◆ INSTRUCTIONS FOR THE TASK
Without including any images, repeat the data exactly.

>> Begin MATERIAL PROVIDED

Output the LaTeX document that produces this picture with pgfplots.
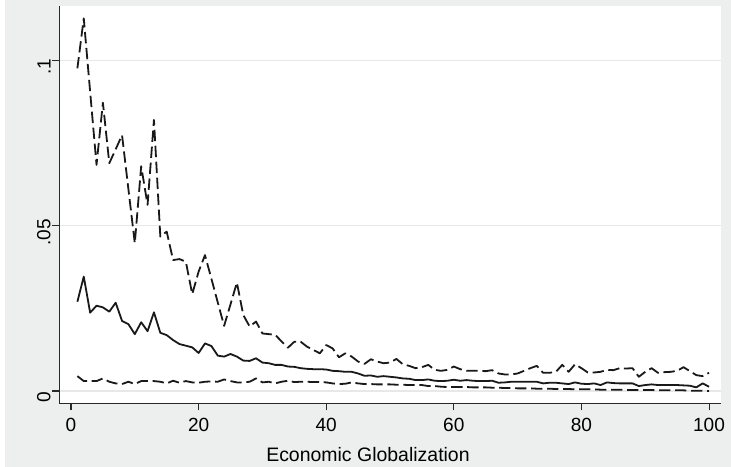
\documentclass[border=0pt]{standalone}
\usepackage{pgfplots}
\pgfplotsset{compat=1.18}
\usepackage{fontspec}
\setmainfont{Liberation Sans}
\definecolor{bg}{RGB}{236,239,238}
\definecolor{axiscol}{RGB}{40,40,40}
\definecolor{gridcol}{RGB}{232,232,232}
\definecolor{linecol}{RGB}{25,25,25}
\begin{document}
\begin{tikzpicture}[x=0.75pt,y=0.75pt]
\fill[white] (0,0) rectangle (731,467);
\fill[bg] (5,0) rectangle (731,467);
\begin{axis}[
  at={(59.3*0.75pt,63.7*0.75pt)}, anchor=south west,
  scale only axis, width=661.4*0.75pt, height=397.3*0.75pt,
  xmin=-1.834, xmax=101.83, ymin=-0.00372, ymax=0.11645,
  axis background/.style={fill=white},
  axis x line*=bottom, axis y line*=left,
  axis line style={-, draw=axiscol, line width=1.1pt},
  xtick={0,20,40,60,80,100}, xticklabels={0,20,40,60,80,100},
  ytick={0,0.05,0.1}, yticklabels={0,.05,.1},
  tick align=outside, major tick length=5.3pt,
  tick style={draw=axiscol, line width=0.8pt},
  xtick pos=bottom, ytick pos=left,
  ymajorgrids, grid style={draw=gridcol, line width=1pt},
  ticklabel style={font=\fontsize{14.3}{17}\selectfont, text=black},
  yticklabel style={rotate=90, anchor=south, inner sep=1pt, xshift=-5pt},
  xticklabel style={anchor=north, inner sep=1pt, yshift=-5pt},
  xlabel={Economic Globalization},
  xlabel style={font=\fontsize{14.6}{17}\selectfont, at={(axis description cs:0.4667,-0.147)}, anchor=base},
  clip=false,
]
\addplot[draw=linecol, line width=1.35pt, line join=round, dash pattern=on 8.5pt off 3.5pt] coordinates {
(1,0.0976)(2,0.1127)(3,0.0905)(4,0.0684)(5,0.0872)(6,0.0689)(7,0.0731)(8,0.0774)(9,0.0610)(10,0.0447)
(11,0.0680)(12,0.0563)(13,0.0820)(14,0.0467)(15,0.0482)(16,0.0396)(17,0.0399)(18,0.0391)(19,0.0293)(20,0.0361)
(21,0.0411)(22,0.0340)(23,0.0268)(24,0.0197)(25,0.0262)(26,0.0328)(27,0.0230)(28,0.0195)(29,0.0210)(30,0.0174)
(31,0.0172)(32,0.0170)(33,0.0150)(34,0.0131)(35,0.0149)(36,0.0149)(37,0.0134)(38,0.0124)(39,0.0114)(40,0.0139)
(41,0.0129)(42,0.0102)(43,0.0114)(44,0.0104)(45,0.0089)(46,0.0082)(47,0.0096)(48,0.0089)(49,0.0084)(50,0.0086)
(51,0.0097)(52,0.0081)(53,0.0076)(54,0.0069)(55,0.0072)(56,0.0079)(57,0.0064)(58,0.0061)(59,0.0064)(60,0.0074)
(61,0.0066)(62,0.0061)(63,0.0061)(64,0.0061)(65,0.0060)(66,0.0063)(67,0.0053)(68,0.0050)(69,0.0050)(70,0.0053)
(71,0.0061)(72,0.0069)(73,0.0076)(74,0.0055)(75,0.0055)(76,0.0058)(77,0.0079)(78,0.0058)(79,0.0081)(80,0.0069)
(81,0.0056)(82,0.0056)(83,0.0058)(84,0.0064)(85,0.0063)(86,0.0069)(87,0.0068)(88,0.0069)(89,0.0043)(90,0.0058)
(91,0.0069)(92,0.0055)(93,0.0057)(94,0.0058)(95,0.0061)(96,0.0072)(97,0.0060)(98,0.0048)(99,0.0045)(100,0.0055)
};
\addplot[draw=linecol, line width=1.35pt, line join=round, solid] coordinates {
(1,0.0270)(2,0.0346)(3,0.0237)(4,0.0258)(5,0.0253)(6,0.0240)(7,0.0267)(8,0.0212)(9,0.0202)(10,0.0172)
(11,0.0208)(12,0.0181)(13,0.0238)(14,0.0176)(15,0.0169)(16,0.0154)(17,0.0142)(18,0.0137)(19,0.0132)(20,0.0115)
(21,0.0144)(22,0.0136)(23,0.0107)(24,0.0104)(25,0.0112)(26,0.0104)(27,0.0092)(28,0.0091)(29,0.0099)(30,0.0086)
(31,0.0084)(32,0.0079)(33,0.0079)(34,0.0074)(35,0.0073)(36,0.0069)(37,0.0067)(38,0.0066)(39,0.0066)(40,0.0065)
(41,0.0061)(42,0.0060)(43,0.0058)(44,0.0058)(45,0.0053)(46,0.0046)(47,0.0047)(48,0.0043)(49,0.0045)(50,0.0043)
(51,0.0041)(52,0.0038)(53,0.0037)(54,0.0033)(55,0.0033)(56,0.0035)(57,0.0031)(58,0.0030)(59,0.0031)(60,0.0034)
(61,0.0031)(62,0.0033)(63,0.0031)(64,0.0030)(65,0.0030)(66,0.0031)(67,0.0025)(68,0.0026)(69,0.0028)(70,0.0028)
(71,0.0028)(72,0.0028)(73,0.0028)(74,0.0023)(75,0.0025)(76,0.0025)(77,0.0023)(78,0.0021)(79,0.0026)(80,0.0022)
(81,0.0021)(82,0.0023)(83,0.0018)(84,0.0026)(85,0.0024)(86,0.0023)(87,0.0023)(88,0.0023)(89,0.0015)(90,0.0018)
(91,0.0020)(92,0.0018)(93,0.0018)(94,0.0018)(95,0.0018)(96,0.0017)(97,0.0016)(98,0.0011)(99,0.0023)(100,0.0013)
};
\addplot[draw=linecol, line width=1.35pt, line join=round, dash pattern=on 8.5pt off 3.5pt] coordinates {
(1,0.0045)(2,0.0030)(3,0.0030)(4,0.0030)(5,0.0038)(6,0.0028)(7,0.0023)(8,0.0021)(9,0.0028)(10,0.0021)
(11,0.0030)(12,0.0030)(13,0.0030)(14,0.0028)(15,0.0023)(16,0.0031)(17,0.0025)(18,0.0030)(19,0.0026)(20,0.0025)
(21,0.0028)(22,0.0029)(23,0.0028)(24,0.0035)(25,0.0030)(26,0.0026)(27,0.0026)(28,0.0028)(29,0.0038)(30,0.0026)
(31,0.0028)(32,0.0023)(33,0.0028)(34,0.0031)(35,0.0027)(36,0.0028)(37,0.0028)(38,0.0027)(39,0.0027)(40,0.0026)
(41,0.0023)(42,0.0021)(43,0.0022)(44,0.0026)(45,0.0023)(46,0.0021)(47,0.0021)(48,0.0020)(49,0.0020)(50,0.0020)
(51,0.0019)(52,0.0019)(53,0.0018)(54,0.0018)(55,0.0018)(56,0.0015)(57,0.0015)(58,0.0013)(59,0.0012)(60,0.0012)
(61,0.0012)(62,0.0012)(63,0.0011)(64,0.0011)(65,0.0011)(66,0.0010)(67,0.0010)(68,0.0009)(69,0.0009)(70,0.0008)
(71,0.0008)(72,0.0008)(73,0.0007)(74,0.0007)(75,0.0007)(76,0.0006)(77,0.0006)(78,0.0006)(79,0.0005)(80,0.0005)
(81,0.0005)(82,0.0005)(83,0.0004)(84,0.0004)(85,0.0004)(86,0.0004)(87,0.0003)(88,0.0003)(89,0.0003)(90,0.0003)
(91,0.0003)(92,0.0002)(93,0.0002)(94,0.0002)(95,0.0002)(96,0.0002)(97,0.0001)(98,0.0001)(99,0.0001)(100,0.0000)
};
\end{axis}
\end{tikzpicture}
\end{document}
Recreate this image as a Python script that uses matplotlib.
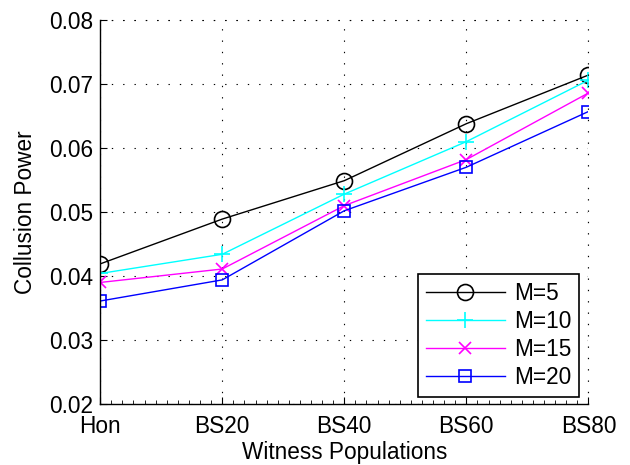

>> End MATERIAL PROVIDED

◆ FULL RESPONSE
Output the LaTeX document that produces this picture with pgfplots.
\documentclass[border=0pt]{standalone}
\usepackage{pgfplots}
\pgfplotsset{compat=1.18}
\usepackage{fontspec}
\setmainfont{Liberation Sans}
\definecolor{bg}{RGB}{236,239,238}
\definecolor{axiscol}{RGB}{40,40,40}
\definecolor{gridcol}{RGB}{232,232,232}
\definecolor{linecol}{RGB}{25,25,25}
\begin{document}
\begin{tikzpicture}[x=0.75pt,y=0.75pt]
\fill[white] (0,0) rectangle (731,467);
\fill[bg] (5,0) rectangle (731,467);
\begin{axis}[
  at={(59.3*0.75pt,63.7*0.75pt)}, anchor=south west,
  scale only axis, width=661.4*0.75pt, height=397.3*0.75pt,
  xmin=-1.834, xmax=101.83, ymin=-0.00372, ymax=0.11645,
  axis background/.style={fill=white},
  axis x line*=bottom, axis y line*=left,
  axis line style={-, draw=axiscol, line width=1.1pt},
  xtick={0,20,40,60,80,100}, xticklabels={0,20,40,60,80,100},
  ytick={0,0.05,0.1}, yticklabels={0,.05,.1},
  tick align=outside, major tick length=5.3pt,
  tick style={draw=axiscol, line width=0.8pt},
  xtick pos=bottom, ytick pos=left,
  ymajorgrids, grid style={draw=gridcol, line width=1pt},
  ticklabel style={font=\fontsize{14.3}{17}\selectfont, text=black},
  yticklabel style={rotate=90, anchor=south, inner sep=1pt, xshift=-5pt},
  xticklabel style={anchor=north, inner sep=1pt, yshift=-5pt},
  xlabel={Economic Globalization},
  xlabel style={font=\fontsize{14.6}{17}\selectfont, at={(axis description cs:0.4667,-0.147)}, anchor=base},
  clip=false,
]
\addplot[draw=linecol, line width=1.35pt, line join=round, dash pattern=on 8.5pt off 3.5pt] coordinates {
(1,0.0976)(2,0.1127)(3,0.0905)(4,0.0684)(5,0.0872)(6,0.0689)(7,0.0731)(8,0.0774)(9,0.0610)(10,0.0447)
(11,0.0680)(12,0.0563)(13,0.0820)(14,0.0467)(15,0.0482)(16,0.0396)(17,0.0399)(18,0.0391)(19,0.0293)(20,0.0361)
(21,0.0411)(22,0.0340)(23,0.0268)(24,0.0197)(25,0.0262)(26,0.0328)(27,0.0230)(28,0.0195)(29,0.0210)(30,0.0174)
(31,0.0172)(32,0.0170)(33,0.0150)(34,0.0131)(35,0.0149)(36,0.0149)(37,0.0134)(38,0.0124)(39,0.0114)(40,0.0139)
(41,0.0129)(42,0.0102)(43,0.0114)(44,0.0104)(45,0.0089)(46,0.0082)(47,0.0096)(48,0.0089)(49,0.0084)(50,0.0086)
(51,0.0097)(52,0.0081)(53,0.0076)(54,0.0069)(55,0.0072)(56,0.0079)(57,0.0064)(58,0.0061)(59,0.0064)(60,0.0074)
(61,0.0066)(62,0.0061)(63,0.0061)(64,0.0061)(65,0.0060)(66,0.0063)(67,0.0053)(68,0.0050)(69,0.0050)(70,0.0053)
(71,0.0061)(72,0.0069)(73,0.0076)(74,0.0055)(75,0.0055)(76,0.0058)(77,0.0079)(78,0.0058)(79,0.0081)(80,0.0069)
(81,0.0056)(82,0.0056)(83,0.0058)(84,0.0064)(85,0.0063)(86,0.0069)(87,0.0068)(88,0.0069)(89,0.0043)(90,0.0058)
(91,0.0069)(92,0.0055)(93,0.0057)(94,0.0058)(95,0.0061)(96,0.0072)(97,0.0060)(98,0.0048)(99,0.0045)(100,0.0055)
};
\addplot[draw=linecol, line width=1.35pt, line join=round, solid] coordinates {
(1,0.0270)(2,0.0346)(3,0.0237)(4,0.0258)(5,0.0253)(6,0.0240)(7,0.0267)(8,0.0212)(9,0.0202)(10,0.0172)
(11,0.0208)(12,0.0181)(13,0.0238)(14,0.0176)(15,0.0169)(16,0.0154)(17,0.0142)(18,0.0137)(19,0.0132)(20,0.0115)
(21,0.0144)(22,0.0136)(23,0.0107)(24,0.0104)(25,0.0112)(26,0.0104)(27,0.0092)(28,0.0091)(29,0.0099)(30,0.0086)
(31,0.0084)(32,0.0079)(33,0.0079)(34,0.0074)(35,0.0073)(36,0.0069)(37,0.0067)(38,0.0066)(39,0.0066)(40,0.0065)
(41,0.0061)(42,0.0060)(43,0.0058)(44,0.0058)(45,0.0053)(46,0.0046)(47,0.0047)(48,0.0043)(49,0.0045)(50,0.0043)
(51,0.0041)(52,0.0038)(53,0.0037)(54,0.0033)(55,0.0033)(56,0.0035)(57,0.0031)(58,0.0030)(59,0.0031)(60,0.0034)
(61,0.0031)(62,0.0033)(63,0.0031)(64,0.0030)(65,0.0030)(66,0.0031)(67,0.0025)(68,0.0026)(69,0.0028)(70,0.0028)
(71,0.0028)(72,0.0028)(73,0.0028)(74,0.0023)(75,0.0025)(76,0.0025)(77,0.0023)(78,0.0021)(79,0.0026)(80,0.0022)
(81,0.0021)(82,0.0023)(83,0.0018)(84,0.0026)(85,0.0024)(86,0.0023)(87,0.0023)(88,0.0023)(89,0.0015)(90,0.0018)
(91,0.0020)(92,0.0018)(93,0.0018)(94,0.0018)(95,0.0018)(96,0.0017)(97,0.0016)(98,0.0011)(99,0.0023)(100,0.0013)
};
\addplot[draw=linecol, line width=1.35pt, line join=round, dash pattern=on 8.5pt off 3.5pt] coordinates {
(1,0.0045)(2,0.0030)(3,0.0030)(4,0.0030)(5,0.0038)(6,0.0028)(7,0.0023)(8,0.0021)(9,0.0028)(10,0.0021)
(11,0.0030)(12,0.0030)(13,0.0030)(14,0.0028)(15,0.0023)(16,0.0031)(17,0.0025)(18,0.0030)(19,0.0026)(20,0.0025)
(21,0.0028)(22,0.0029)(23,0.0028)(24,0.0035)(25,0.0030)(26,0.0026)(27,0.0026)(28,0.0028)(29,0.0038)(30,0.0026)
(31,0.0028)(32,0.0023)(33,0.0028)(34,0.0031)(35,0.0027)(36,0.0028)(37,0.0028)(38,0.0027)(39,0.0027)(40,0.0026)
(41,0.0023)(42,0.0021)(43,0.0022)(44,0.0026)(45,0.0023)(46,0.0021)(47,0.0021)(48,0.0020)(49,0.0020)(50,0.0020)
(51,0.0019)(52,0.0019)(53,0.0018)(54,0.0018)(55,0.0018)(56,0.0015)(57,0.0015)(58,0.0013)(59,0.0012)(60,0.0012)
(61,0.0012)(62,0.0012)(63,0.0011)(64,0.0011)(65,0.0011)(66,0.0010)(67,0.0010)(68,0.0009)(69,0.0009)(70,0.0008)
(71,0.0008)(72,0.0008)(73,0.0007)(74,0.0007)(75,0.0007)(76,0.0006)(77,0.0006)(78,0.0006)(79,0.0005)(80,0.0005)
(81,0.0005)(82,0.0005)(83,0.0004)(84,0.0004)(85,0.0004)(86,0.0004)(87,0.0003)(88,0.0003)(89,0.0003)(90,0.0003)
(91,0.0003)(92,0.0002)(93,0.0002)(94,0.0002)(95,0.0002)(96,0.0002)(97,0.0001)(98,0.0001)(99,0.0001)(100,0.0000)
};
\end{axis}
\end{tikzpicture}
\end{document}
Recreate this image as a Python script that uses matplotlib.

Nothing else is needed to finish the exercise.